Different mental models apply to different means of communication, and most of those mental models date from a pre-digital age.
When digital natives and digital immigrants meet, there can be frustrating culture clashes.
For example, the person who initiates an instant messenger conversation by saying hello and then waiting for a response. They’re framing the interaction based on a mental model of a conversation. You wouldn’t barge into someone’s office and ask them a question without some preliminary pleasantries - that would be the actions of the rudest kind of pompous arse.
However, to the recipient who’s been distracted from their maker’s schedule this is intensely frustrating, especially if they’re juggling multiple IM conversations. If your mental model of an IM chat is a series of texts or post-it notes, the other person is behaving absurdly - wasting your time by distracting you without giving you the reason for the distraction, failing to realise that the medium is asynchronous. What kind of lunatic doesn’t get to the point on a post-it note?
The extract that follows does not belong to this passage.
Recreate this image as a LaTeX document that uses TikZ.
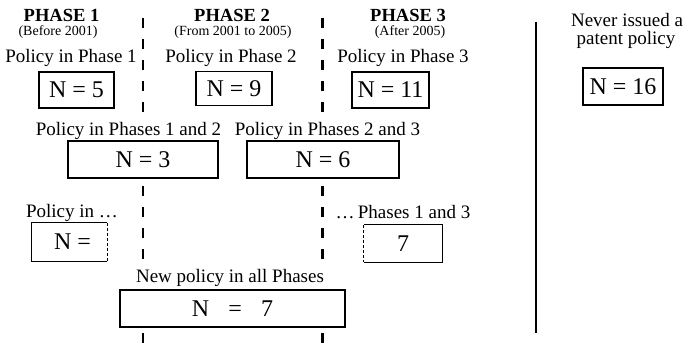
\documentclass[tikz,border=0pt]{standalone}
\usepackage{fontspec}
\setmainfont{Liberation Serif}
\usepackage{tikz}
\usetikzlibrary{calc}
\def\lblsize{\fontsize{19}{20}\selectfont}
\def\numsize{\fontsize{24}{26}\selectfont}
\tikzset{
	lbl/.style={anchor=base, fill=white, inner sep=1pt, font=\lblsize},
	plainlbl/.style={anchor=base, inner sep=0pt, font=\lblsize},
	head/.style={anchor=base, inner sep=0pt, font=\fontsize{18.5}{19}\selectfont\bfseries},
	sub/.style={anchor=base, inner sep=0pt, font=\fontsize{14}{15}\selectfont},
	numbox/.style={draw, line width=1.3pt, fill=white, inner sep=0pt, font=\numsize},
	openbox/.style={fill=white, inner sep=0pt, font=\numsize},
	divider/.style={line width=2.3pt, dash pattern=on 10pt off 11pt, dash phase=0pt}
}

\begin{document}
\begin{tikzpicture}[x=1pt, y=-1pt]
			%%%%% START %%%%%
			\useasboundingbox (0, 0) rectangle (687, 345);
			
			\draw[divider] (143, 18) -- (143, 345);
			\draw[divider] (322.5, 18) -- (322.5, 345);
			\draw[line width=2.5pt] (536, 22) -- (536, 333);
			
			\node[head] (ph1) at (61.5, 22) {PHASE 1};
			\node[sub] (ph1d) at (58, 36) {(Before 2001)};
			\node[head] (ph2) at (232, 22) {PHASE 2};
			\node[sub] (ph2d) at (233, 36) {(From 2001 to 2005)};
			\node[head] (ph3) at (408, 22) {PHASE 3};
			\node[sub] (ph3d) at (410, 36) {(After 2005)};
			
			\node[lbl] (l1) at (71, 63) {Policy in Phase 1};
			\node[lbl] (l2) at (231, 63) {Policy in Phase 2};
			\node[lbl] (l3) at (403, 63) {Policy in Phase 3};
			\node[plainlbl] (never) at (627, 27) {Never issued a};
			\node[plainlbl] (never2) at (626, 45) {patent policy};
			
			\node[numbox, minimum width=75pt, minimum height=36pt] (b5) at (76.5, 90) {N = 5};
			\node[numbox, minimum width=76pt, minimum height=34pt] (b9) at (234, 88.5) {N = 9};
			\node[numbox, minimum width=77pt, minimum height=36pt] (b11) at (390.5, 90) {N = 11};
			\node[numbox, minimum width=80pt, minimum height=37pt] (b16) at (623, 86.5) {N = 16};
			
			\node[lbl] (l12) at (128.5, 135) {Policy in Phases 1 and 2};
			\node[lbl] (l23) at (327.5, 135) {Policy in Phases 2 and 3};
			\node[numbox, minimum width=150pt, minimum height=37pt] (b3) at (143, 159.5) {N = 3};
			\node[numbox, minimum width=152pt, minimum height=37pt] (b6) at (323, 159.5) {N = 6};
			
			\node[lbl] (l13a) at (72, 217) {Policy in \dots};
			\node[lbl] (l13b) at (403, 218) {\dots\,Phases 1 and 3};
			\node[openbox, minimum width=75pt, minimum height=38pt] (bNa) at (69.5, 242) {\hspace{6pt}N =};
			\node[openbox, minimum width=78pt, minimum height=37pt] (bNb) at (403, 243.5) {7};
			\draw[line width=1.3pt] (bNa.north east) -- (bNa.north west) -- (bNa.south west) -- (bNa.south east);
			\draw[line width=1.3pt, dash pattern=on 3pt off 2pt] (bNa.north east) -- (bNa.south east);
			\draw[line width=1.3pt] (bNb.north west) -- (bNb.north east) -- (bNb.south east) -- (bNb.south west);
			\draw[line width=1.3pt, dash pattern=on 3pt off 2pt] (bNb.north west) -- (bNb.south west);
			
			\node[lbl] (lall) at (230, 282) {New policy in all Phases};
			\node[numbox, minimum width=225pt, minimum height=37pt] (ball) at (232.5, 308.5) {N\hspace{0.8em}=\hspace{0.8em}7};
			%%%%% END %%%%%
\end{tikzpicture}
\end{document}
Especially across time zones, there’s no point in waiting for an acknowledgement - by the time the person responds, the sender may well have clocked off for the day.
On the face of it, my position on this might seem contradictory. I rail against text-speak and unnecessary acronyms. I can’t abide management-speak. I’m a tiresome grammar pedant. Don’t these things mean that I’m a traditionalist? Surely the kind of person who is irritated by email signatures that just say “Best” or “Rgds” would be the kind of person who stands by the need to be polite.
But the point is that the etiquette depends on the medium. I’m trying to figure out whether or not to shoehorn in a Marshall McLuhan reference here, but it probably doesn’t make sense. Obviously spoken language differs from written language. More than that, though, just as spoken language differs depending on the social context, so does written language.
In the same way that there are TEFL books about email English, perhaps there will eventually be books about how to communicate on instant messenger or social media. For all I know, perhaps there already are. But by the time we’ve got used to everything enough that everyone’s got enough of a sense of what’s appropriate to write the book, things will have already moved on.